The highly sectarian unionist state did not last, losing its grip on power in the years after 1968. Despite the pronged violence, the Troubles never became a political party issue at Westminster as Home Rule had once been. A reason why Tony Blair and a Labour government were able to negotiate an end to the violence was that the foundations for compromise had been laid by the previous Conservative government under John Major, which had declared itself strictly neutral between unionists and nationalists.

All this has already been going into reverse. British government neutrality, a central feature of the Good Friday Agreement, was discarded in 2017 when Theresa May reached her agreement with the DUP to keep her government in office.

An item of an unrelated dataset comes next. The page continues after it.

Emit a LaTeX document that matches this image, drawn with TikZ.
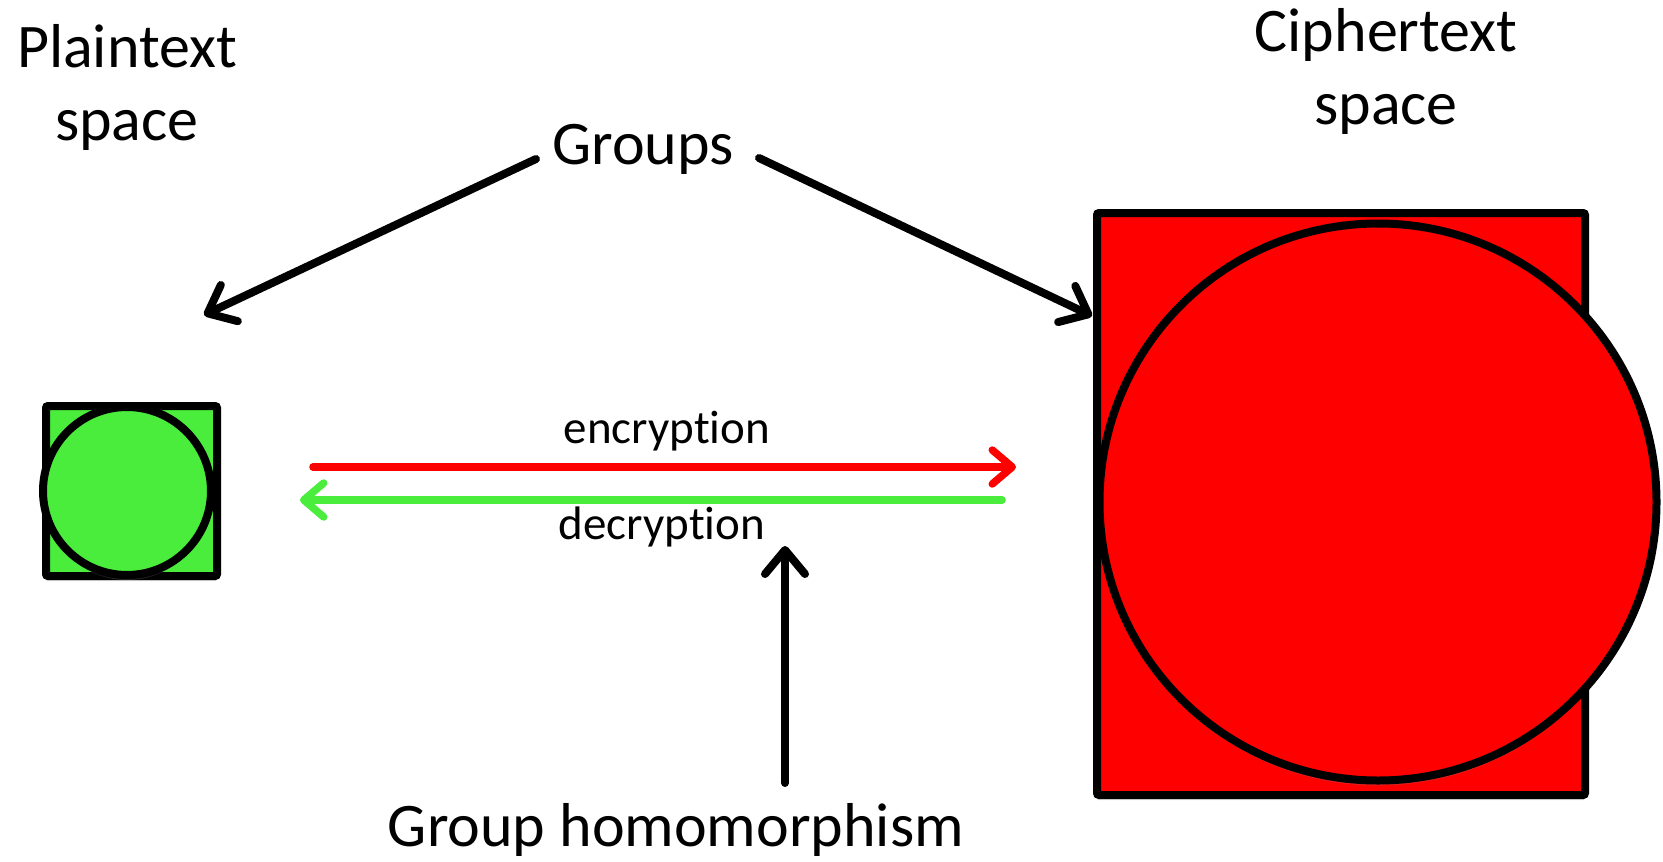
\documentclass[tikz,border=0pt]{standalone}
\usepackage{fontspec}
\setmainfont{Carlito}[Ligatures=CommonOff]
\usetikzlibrary{arrows.meta,shadows}
\definecolor{pgreen}{RGB}{74,237,60}
\definecolor{cred}{RGB}{255,0,0}
\begin{document}
\begin{tikzpicture}[x=1pt,y=-1pt,
  big/.style={font=\fontsize{62}{73}\selectfont, inner sep=0pt, align=center},
  small/.style={font=\fontsize{47}{56}\selectfont, inner sep=0pt},
  blob/.style={draw=black, line width=8pt, rounded corners=2pt,
    drop shadow={opacity=0.25, shadow xshift=0pt, shadow yshift=-5pt}},
  conn/.style={line width=8pt, line cap=round,
    -{Straight Barb[length=24pt,width=40pt,round]}},
  flow/.style={line width=7.5pt, line cap=round,
    -{Straight Barb[length=20pt,width=34pt,round]}}
]
\useasboundingbox (0,0) rectangle (1663,862);

% plaintext space
\node[blob, fill=pgreen, minimum width=171pt, minimum height=170pt] (prect) at (131.5,491) {};
\node[blob, circle, fill=pgreen, minimum size=168pt, inner sep=0pt] (pcirc) at (127,491) {};

% ciphertext space
\node[blob, fill=cred, minimum width=488pt, minimum height=582pt] (crect) at (1341,504) {};
\node[blob, circle, fill=cred, minimum size=557pt, inner sep=0pt] (ccirc) at (1378,502) {};

% labels
\node[big, anchor=base] (ptl) at (127,140) {Plaintext\\space};
\node[big, anchor=base] (ctl) at (1386,124) {Ciphertext\\space};
\node[big, anchor=base] (groups) at (643,164) {Groups};
\node[big, anchor=base] (hom) at (676,846) {Group homomorphism};
\node[small, anchor=base] (enc) at (667,443) {encryption};
\node[small, anchor=base] (dec) at (662,539) {decryption};

% arrow endpoints
\coordinate (gl0) at (536,159);
\coordinate (gl1) at (204,315);
\coordinate (gr0) at (759,158);
\coordinate (gr1) at (1092,316);
\coordinate (h0) at (785,783);
\coordinate (h1) at (785,546);
\coordinate (e0) at (313,467);
\coordinate (e1) at (1016,467);
\coordinate (d0) at (1002,500);
\coordinate (d1) at (300,500);

\draw[conn] (gl0) -- (gl1);
\draw[conn] (gr0) -- (gr1);
\draw[conn] (h0) -- (h1);
\draw[flow, draw=cred] (e0) -- (e1);
\draw[flow, draw=pgreen] (d0) -- (d1);
\end{tikzpicture}
\end{document}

Under David Cameron the role of the Irish government in stabilising Northern Ireland was minimised or ignored.

The Irish question and the Brexit question are now coming together in a destructive way. The British government and, above all, the Brexiteers have embraced the DUP as if it was the sole representative of Northern Ireland.

Two leading advocates of Brexit and former secretaries of state for Northern Ireland, Owen Paterson and Theresa Villiers, stated during the referendum that the border would not become an issue. “That was either delusional or mendacious,” Lord Patten was quoted as saying in an interview earlier this week.

Paterson and Villiers are not alone: other Conservative politicians have carelessly whipped up feelings in a place which only recently endured the bloodiest guerrilla war in Western Europe since the Second World War.

Randolph Churchill wrote in 1886 that if Gladstone “went for Home Rule, the Orange card would be the one to play. Please God it may turn out to be the ace of trumps and not the two.”

Boris Johnson played a very similar card when he denounced May’s Brexit deal in a speech to an ecstatic DUP annual conference in Belfast at the end of last year. “We would have to leave Northern Ireland behind as an economic semi-colony of the EU and we would be damaging the fabric of the union,” he told them. “Unless we junk this backstop, we will find that Brussels has got us exactly where they want us – a satellite state.”

Bombastic stuff like this may be harmless enough in Woking or Orpington, but in Belfast people have been killing each other because of what they deemed to be threats to the union. Johnson may know or care nothing about the future of the Northern Irish unionists, but he had no hesitation – for his own political advantage – in fanning the fears of people who already see existential threats all around them. The ingredients for the Bloody Sundays of the future are slowly accumulating.